Alexandra helped me figure out the perfect size belt. Then she helped me choose the perfect colored enamel bracelet. I didn't want black or brown. I wanted orange. Hermès-orange! The orange one was a little too tight on my wrist, though. Not to be deterred, Alexandra brought out a beautiful deep red-colored enamel bracelet with a more modern "H" clasp than the classic "H" of the buckle. It was brushed silver instead of shiny. I would have taken the shiny in a heartbeat, but as I said it didn't fit. Alexandra had one more thought. I was finding the idea of the deep red enamel intriguing, but she wanted to check her inventory for the possible arrival of the more pumpkin shaded orange-colored enamel with the brushed silver clasp. While she was checking the inventory I met a lovely couple from North Carolina. The accent was unmistakably from "back home" and I couldn't resist an introduction. Super nice people. Again, so glad I said hello.
I had resigned myself to the idea of buying the deep red-colored enamel bracelet if the more muted orange one was not in stock. I needn't have worried at all. It was in stock. She came back to me wearing a large smile and I knew. It was the perfect choice. Alexandra, the belt, the buckle, the bracelet...all things meant for Michael at that particular moment.
I might never have purchased a piece of Hermès in New York City no matter how badly I wanted to. But in Paris, the only option was immediately clear. I provided the man at the register with my Venture card and signed my name to the slip.

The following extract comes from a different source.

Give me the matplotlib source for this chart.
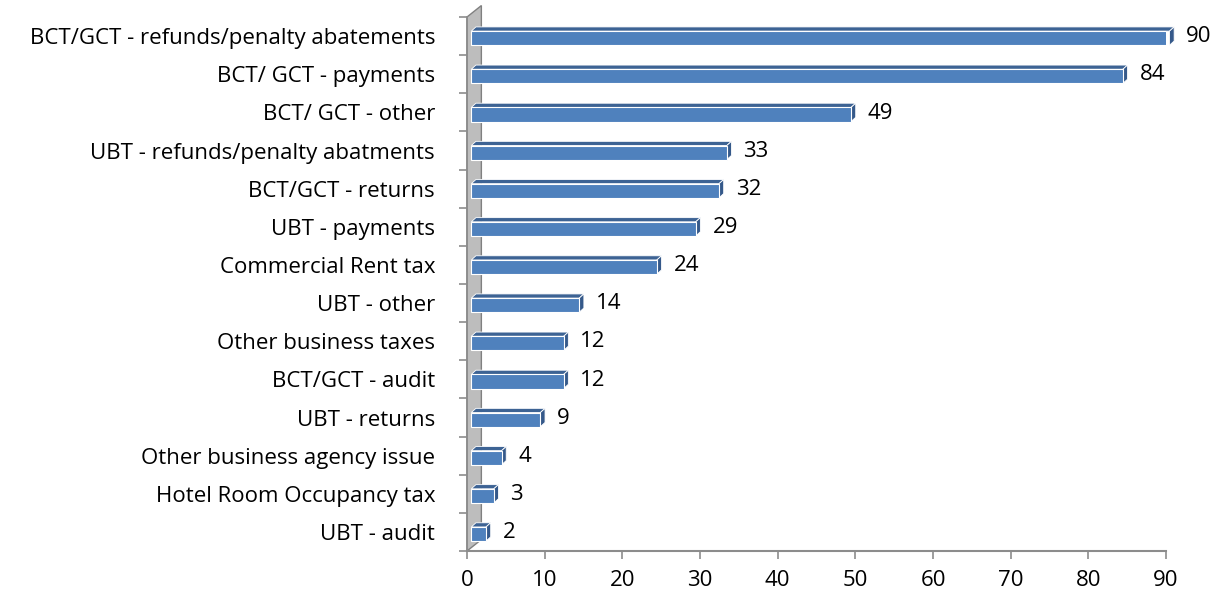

The list of things I wanted to see on this trip included touristy things: Eiffel Tower, Arc de Triomphe, Champs-Élysées, Versailles, Notre Dame, Palaise Garnier, Père Lachaise Cemetery (ok, maybe that last one's not for every tourist, but it is listed in my guidebook). But it also included Louis Vuitton, Ladurée, Chanel, Dior, and Hermès. As I review the week so far, I seem to have put a check mark next to all but one of these.
Maybe I'll see that city of the dead tomorrow if it doesn't rain. As for tonight, I tried foie gras. Si bon!